# Problem details:
Write out, word for word, every line from the first one through the line that holds "plt.rcParams['font.family'] = ['Liberation", and nothing else; skip the pictures.

>>

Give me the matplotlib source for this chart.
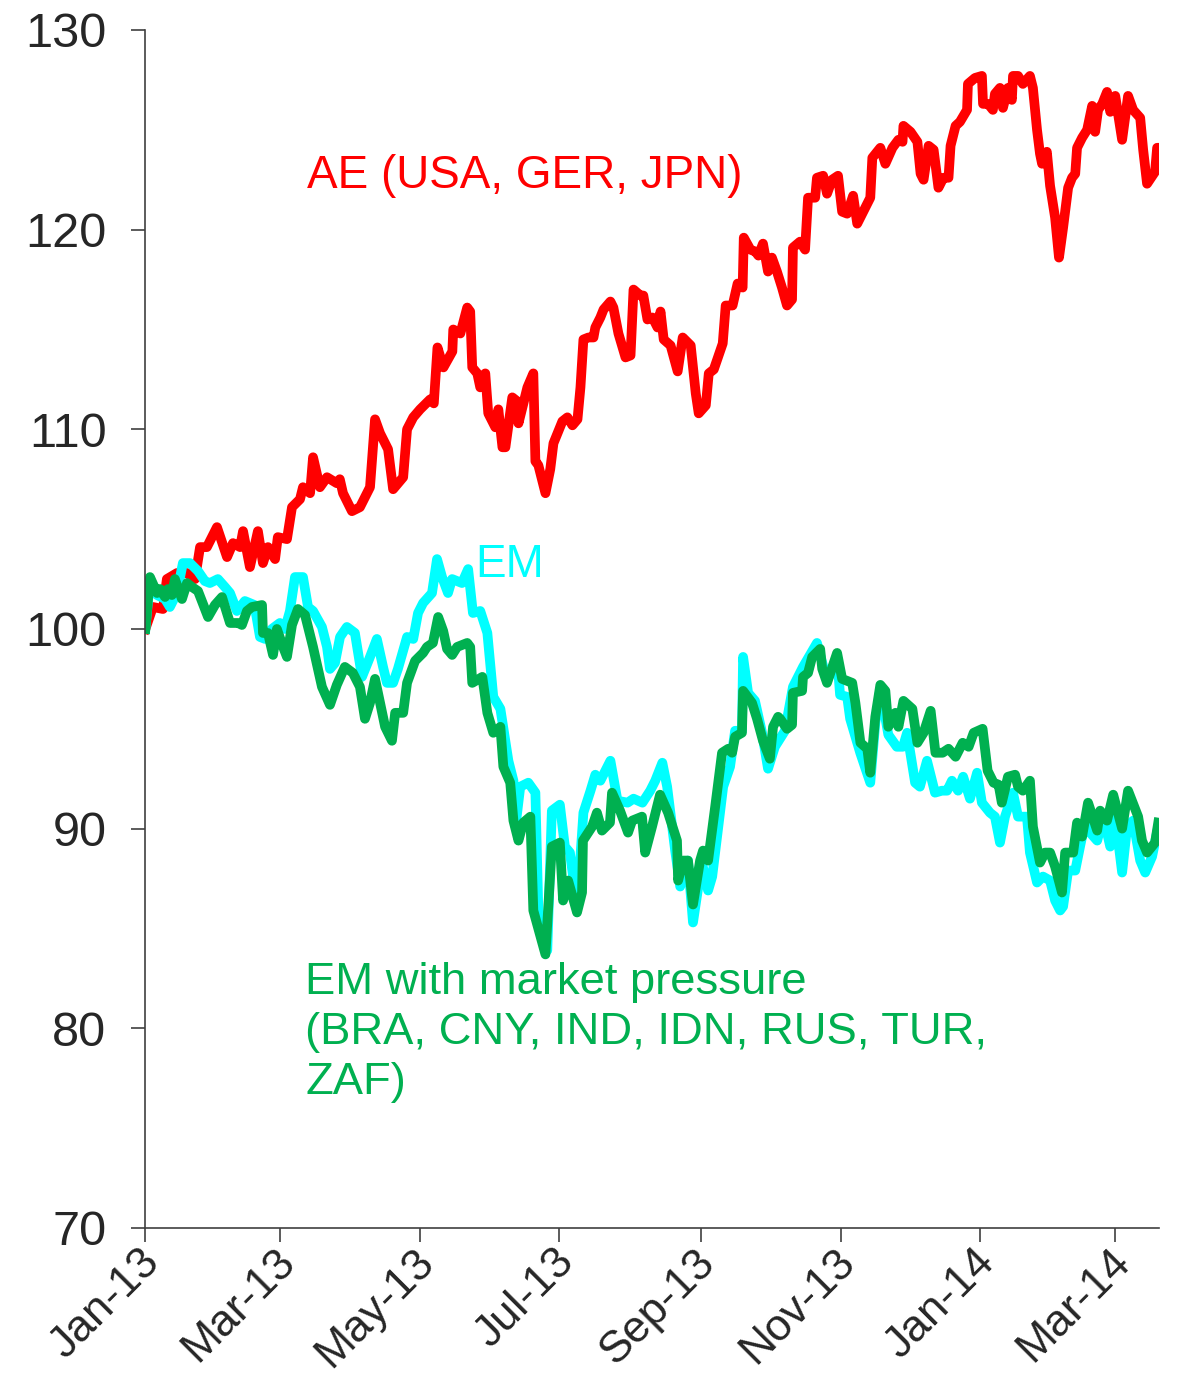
import numpy as np
import pandas as pd
import matplotlib
matplotlib.use("Agg")
import matplotlib.pyplot as plt
import matplotlib.dates as mdates
from matplotlib.transforms import ScaledTranslation

plt.rcParams['font.family'] = ['Liberation Sans', 'DejaVu Sans']

# days since 1 Jan 2013, index values (start = 100)
ae_days = [0, 3.3, 7.7, 9.4, 13.8, 18.2, 21.7, 23.9, 26.9, 31.3, 35.7, 38.3, 41.4, 42.7, 45.7, 49.2,
           51.4, 53.6, 56.7, 57.9, 61.9, 64.1, 67.6, 68.9, 72.0, 73.3, 76.3, 79.4, 83.7, 85.0, 86.4,
           90.3, 93.8, 98.2, 100.4, 102.6, 106.1, 108.3, 112.7, 114.4, 117.1, 120.1, 124.5, 126.1,
           127.7, 130.3, 134.2, 134.6, 137.7, 140.7, 142.0, 142.9, 145.1, 146.4, 148.6, 149.9, 153.0,
           154.3, 156.1, 157.4, 160.4, 162.6, 163.1, 167.0, 169.6, 170.5, 171.8, 174.9, 177.0, 178.4,
           182.3, 184.5, 186.7, 188.9, 190.2, 191.5, 193.7, 195.9, 196.7, 198.9, 200.3, 203.3, 204.6,
           206.8, 209.9, 212.1, 213.4, 216.4, 217.7, 219.5, 221.7, 223.9, 225.2, 226.6, 229.6, 232.7,
           234.9, 238.4, 240.6, 241.9, 245.0, 246.3, 248.5, 252.4, 253.7, 256.7, 258.9, 261.1, 261.6,
           264.5, 266.7, 268.0, 270.0, 272.2, 273.9, 276.1, 278.3, 280.5, 282.7, 283.1, 286.2, 288.4,
           289.7, 292.8, 293.6, 296.3, 298.0, 300.2, 302.8, 304.6, 306.8, 309.4, 311.2, 314.7, 316.9,
           317.8, 321.3, 323.5, 326.6, 329.2, 331.0, 331.4, 334.5, 337.5, 338.9, 340.2, 342.4, 344.6,
           346.7, 348.9, 351.1, 352.0, 354.2, 356.1, 359.2, 359.6, 362.7, 365.7, 366.2, 368.4, 370.5,
           371.4, 373.6, 374.9, 377.1, 378.8, 379.3, 381.5, 383.6, 386.7, 388.0, 389.8, 391.1, 392.0,
           394.1, 395.5, 397.7, 399.4, 401.2, 403.4, 405.1, 406.5, 407.3, 409.5, 411.7, 413.9, 415.2,
           416.5, 418.3, 420.4, 421.8, 424.0, 427.0, 429.6, 431.8, 434.9, 436.2, 437.9, 441.4, 442.3,
           443.6]
ae_vals = [100.0, 101.1, 101.0, 102.5, 102.8, 102.8, 102.5, 104.1, 104.1, 105.1, 103.6, 104.3, 104.1,
           104.9, 103.1, 104.9, 103.3, 104.1, 103.5, 104.6, 104.5, 106.1, 106.5, 107.1, 106.8, 108.6,
           107.1, 107.6, 107.3, 107.5, 106.8, 105.9, 106.1, 107.1, 110.5, 109.8, 109.0, 107.0, 107.6,
           110.0, 110.6, 111.0, 111.5, 111.3, 114.1, 113.1, 113.9, 115.0, 114.8, 116.1, 115.9, 113.1,
           112.8, 112.1, 112.8, 110.8, 110.1, 111.0, 109.1, 109.1, 111.6, 111.4, 110.3, 112.1, 112.8,
           108.4, 108.2, 106.8, 108.0, 109.3, 110.4, 110.6, 110.2, 110.5, 112.1, 114.5, 114.6, 114.6,
           115.1, 115.6, 116.0, 116.4, 116.1, 114.8, 113.6, 113.7, 117.0, 116.7, 116.7, 115.5, 115.6,
           115.1, 115.9, 114.5, 114.2, 112.9, 114.6, 114.2, 111.8, 110.8, 111.2, 112.8, 113.0, 114.3,
           116.2, 116.2, 117.3, 117.1, 119.6, 119.0, 118.9, 118.7, 119.3, 117.9, 118.6, 117.9, 117.1,
           116.2, 116.5, 119.1, 119.4, 119.0, 121.6, 121.6, 122.6, 122.7, 121.8, 122.5, 122.7, 120.9,
           120.8, 121.7, 120.3, 121.1, 121.6, 123.6, 124.1, 123.3, 124.1, 124.5, 124.4, 125.2, 124.9,
           124.4, 122.8, 122.5, 124.2, 124.0, 122.1, 122.6, 122.6, 124.2, 125.2, 125.4, 126.0, 127.3,
           127.6, 127.7, 126.3, 126.3, 126.0, 126.8, 127.1, 126.1, 127.1, 126.5, 127.7, 127.7, 127.3,
           127.7, 127.1, 125.0, 123.8, 123.3, 123.9, 122.2, 120.6, 118.6, 120.1, 122.1, 122.6, 122.8,
           124.1, 124.6, 125.0, 126.2, 124.9, 126.0, 126.3, 126.9, 125.9, 126.7, 124.5, 126.7, 126.0,
           125.6, 124.0, 122.3, 122.9, 124.1, 124.1]

em_days = [0, 2.0, 5.1, 8.6, 10.7, 13.8, 16.4, 19.5, 23.0, 26.0, 28.2, 31.7, 34.8, 37.0, 40.0, 43.5,
           47.7, 50.1, 52.3, 55.3, 58.8, 61.0, 63.2, 65.4, 68.9, 71.1, 73.3, 77.2, 79.4, 80.7, 82.9,
           85.1, 88.1, 91.6, 94.7, 98.2, 101.2, 103.9, 105.6, 108.3, 110.4, 114.4, 117.1, 119.2, 121.4,
           125.3, 127.5, 129.7, 132.3, 134.1, 138.4, 141.1, 143.2, 146.4, 149.5, 152.1, 155.2, 158.7,
           160.9, 161.8, 163.9, 167.4, 170.5, 171.8, 175.7, 177.7, 181.2, 183.4, 185.6, 188.7, 191.5,
           194.6, 196.7, 198.9, 203.3, 206.4, 210.8, 213.4, 217.3, 220.7, 222.9, 226.0, 228.1, 231.6,
           233.8, 237.2, 239.4, 243.3, 246.0, 247.8, 252.6, 255.6, 257.8, 260.8, 261.3, 263.5, 266.5,
           269.6, 272.2, 275.2, 279.6, 283.1, 287.5, 293.6, 298.0, 302.4, 303.7, 306.8, 308.1, 312.5,
           316.9, 319.1, 321.3, 324.8, 328.5, 331.2, 333.0, 336.5, 338.6, 341.7, 345.2, 348.2, 350.5,
           352.6, 355.3, 357.5, 360.5, 363.6, 365.7, 369.2, 371.4, 373.6, 375.8, 379.3, 381.5, 385.4,
           386.7, 389.8, 392.4, 395.5, 397.7, 399.9, 401.2, 403.4, 406.5, 408.6, 410.8, 413.0, 416.1,
           418.8, 421.8, 424.0, 427.0, 429.2, 431.8, 434.9, 437.1, 440.1, 442.8]
em_vals = [100.0, 102.4, 101.7, 101.5, 101.1, 101.8, 103.3, 103.3, 102.9, 102.4, 102.3, 102.5, 102.1,
           101.8, 100.9, 101.4, 101.2, 99.6, 99.5, 100.0, 100.3, 100.0, 100.9, 102.6, 102.6, 101.1,
           100.9, 100.1, 99.1, 98.0, 98.3, 99.6, 100.1, 99.8, 97.6, 98.6, 99.5, 98.1, 97.3, 97.3, 98.0,
           99.6, 99.5, 100.8, 101.3, 101.8, 103.5, 102.6, 101.8, 102.5, 102.3, 103.0, 100.8, 100.9,
           99.8, 96.6, 96.0, 93.4, 92.4, 90.1, 92.1, 92.3, 91.8, 85.9, 83.9, 90.9, 91.2, 89.1, 88.8,
           86.1, 90.8, 91.9, 92.7, 92.4, 93.4, 91.4, 91.3, 91.5, 91.3, 91.9, 92.4, 93.3, 92.1, 88.9,
           87.1, 88.4, 85.3, 88.3, 86.9, 87.6, 92.1, 93.1, 94.9, 94.9, 98.6, 96.8, 96.4, 94.8, 93.0,
           94.1, 94.9, 97.1, 98.1, 99.3, 97.4, 98.6, 96.7, 96.6, 95.5, 93.8, 92.3, 95.3, 97.0, 94.7,
           94.1, 94.1, 94.8, 92.3, 92.1, 93.4, 91.8, 91.9, 91.9, 92.4, 91.9, 92.6, 91.5, 92.8, 91.3,
           90.8, 90.6, 89.3, 90.6, 91.8, 90.6, 90.6, 88.8, 87.3, 87.6, 87.4, 86.4, 85.9, 86.1, 87.9,
           87.9, 89.1, 90.3, 89.8, 89.4, 90.6, 89.1, 90.6, 87.8, 90.1, 90.4, 88.4, 87.8, 88.6, 90.1]

emp_days = [0, 2.0, 5.1, 6.4, 8.6, 9.9, 11.6, 12.9, 16.0, 18.2, 20.4, 23.0, 27.4, 30.4, 33.5, 37.0,
            40.5, 42.2, 44.4, 46.6, 51.0, 51.4, 53.6, 55.8, 57.5, 60.2, 61.9, 64.1, 66.7, 69.8, 73.3,
            77.2, 80.7, 83.7, 87.2, 90.7, 93.8, 96.0, 98.2, 100.4, 102.6, 104.8, 107.8, 109.2, 112.7,
            114.4, 117.9, 121.4, 123.1, 125.7, 128.0, 130.2, 131.9, 134.1, 136.3, 140.7, 142.0, 142.9,
            147.3, 149.5, 152.1, 155.2, 156.5, 159.5, 160.9, 163.1, 165.2, 168.3, 169.6, 174.9, 177.7,
            181.2, 182.6, 184.8, 188.7, 190.9, 191.3, 195.3, 197.4, 199.6, 203.1, 204.0, 207.5, 211.0,
            212.8, 217.1, 218.5, 221.5, 225.0, 228.5, 232.4, 232.9, 235.1, 237.2, 239.4, 242.5, 243.8,
            246.0, 249.1, 252.1, 254.8, 256.5, 257.8, 260.8, 261.3, 265.2, 267.4, 270.0, 273.0, 274.4,
            276.6, 277.5, 280.5, 282.7, 283.1, 287.1, 287.5, 289.7, 291.5, 295.0, 295.9, 298.0, 302.4,
            304.6, 309.0, 310.4, 312.6, 315.6, 316.9, 319.1, 321.3, 323.5, 324.8, 327.9, 329.2, 331.4,
            335.3, 337.5, 340.2, 343.3, 345.4, 348.5, 351.1, 354.2, 357.3, 359.9, 362.1, 366.0, 368.2,
            370.8, 373.0, 374.4, 377.1, 380.2, 381.5, 383.6, 386.7, 388.0, 391.1, 393.3, 395.5, 397.7,
            400.7, 402.1, 405.6, 407.3, 409.5, 412.1, 416.1, 417.4, 420.4, 423.1, 427.0, 429.6, 434.0,
            435.7, 437.9, 441.4, 442.8]
emp_vals = [100.0, 102.6, 101.8, 102.0, 101.6, 102.0, 101.7, 102.5, 101.5, 102.3, 102.1, 101.9, 100.6,
            101.2, 101.6, 100.3, 100.3, 100.2, 100.9, 101.1, 101.2, 99.8, 99.8, 98.7, 100.0, 99.1, 98.6,
            100.2, 101.0, 100.7, 99.1, 97.1, 96.2, 97.2, 98.1, 97.8, 97.1, 95.5, 96.3, 97.5, 96.3, 95.1,
            94.4, 95.8, 95.8, 97.3, 98.4, 98.8, 99.1, 99.3, 100.6, 99.9, 99.0, 98.7, 99.1, 99.3, 99.1,
            97.3, 97.6, 95.8, 94.8, 95.1, 93.1, 92.3, 90.4, 89.4, 90.3, 90.6, 85.9, 83.7, 89.1, 89.3,
            86.4, 87.4, 85.8, 86.8, 89.4, 90.1, 90.8, 89.9, 90.3, 91.8, 90.9, 89.8, 90.4, 90.6, 88.8,
            90.1, 91.7, 90.8, 89.4, 87.4, 88.4, 88.4, 86.2, 88.4, 88.9, 88.4, 91.1, 93.8, 94.0, 93.8,
            94.6, 94.8, 96.9, 96.3, 95.5, 94.4, 93.5, 95.1, 95.6, 95.5, 95.0, 95.2, 96.8, 96.9, 97.6,
            97.8, 98.6, 99.0, 98.0, 97.3, 98.8, 97.5, 97.3, 96.3, 94.3, 94.0, 92.8, 95.6, 97.2, 96.9,
            95.1, 95.8, 95.1, 96.4, 96.0, 94.3, 94.8, 95.9, 93.8, 93.8, 94.0, 93.6, 94.3, 94.1, 94.8,
            95.0, 92.9, 92.3, 92.2, 91.3, 92.6, 92.7, 92.1, 91.9, 92.4, 90.1, 88.3, 88.8, 88.8, 88.1,
            86.8, 88.8, 88.8, 90.3, 89.6, 91.3, 89.9, 90.9, 90.4, 91.7, 90.0, 91.9, 90.6, 89.4, 88.8,
            89.3, 90.3]

start = pd.Timestamp('2013-01-01')


def to_dates(days):
    return start + pd.to_timedelta(np.array(days), unit='D')


fig = plt.figure(figsize=(11.79, 13.76), dpi=100)
ax = fig.add_axes([0.1233, 0.1076, 0.8595, 0.8706])

ax.plot(to_dates(ae_days), ae_vals, color='#FF0000', lw=7, solid_joinstyle='round')
ax.plot(to_dates(em_days), em_vals, color='#00FFFF', lw=7, solid_joinstyle='round')
ax.plot(to_dates(emp_days), emp_vals, color='#00B050', lw=7, solid_joinstyle='round')

ax.set_ylim(70, 130)
ax.set_yticks(range(70, 131, 10))
ax.set_xlim(start, start + pd.Timedelta(days=443))
ax.xaxis.set_major_locator(mdates.MonthLocator(bymonth=[1, 3, 5, 7, 9, 11]))
ax.xaxis.set_major_formatter(mdates.DateFormatter('%b-%y'))

for s in ['top', 'right']:
    ax.spines[s].set_visible(False)
for s in ['left', 'bottom']:
    ax.spines[s].set_color('#404040')
    ax.spines[s].set_linewidth(1.2)

ax.tick_params(axis='y', length=10, width=1.2, color='#404040', labelsize=35, pad=18,
               labelcolor='#262626')
ax.tick_params(axis='x', length=10, width=1.2, color='#404040', labelsize=32, pad=10,
               labelcolor='#262626')
shift = ScaledTranslation(8 / 100, 0, fig.dpi_scale_trans)
for tick in ax.xaxis.get_major_ticks():
    lbl = tick.label1
    lbl.set_rotation(45)
    lbl.set_ha('right')
    lbl.set_va('center')
    lbl.set_rotation_mode('anchor')
    lbl.set_transform(lbl.get_transform() + shift)

ax.text(start + pd.Timedelta(days=70.6), 122.7, 'AE (USA, GER, JPN)', color='#FF0000',
        fontsize=33, va='center', ha='left')
ax.text(start + pd.Timedelta(days=144), 103.2, 'EM', color='#00FFFF',
        fontsize=33, va='center', ha='left')
ax.text(start + pd.Timedelta(days=69.8), 79.8,
        'EM with market pressure\n(BRA, CNY, IND, IDN, RUS, TUR,\nZAF)',
        color='#00B050', fontsize=32.7, va='center', ha='left', linespacing=1.28)

fig.savefig('out.png', dpi=100)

<<

# Task answer:
Give me the matplotlib source for this chart.
import numpy as np
import pandas as pd
import matplotlib
matplotlib.use("Agg")
import matplotlib.pyplot as plt
import matplotlib.dates as mdates
from matplotlib.transforms import ScaledTranslation

plt.rcParams['font.family'] = ['Liberation Sans', 'DejaVu Sans']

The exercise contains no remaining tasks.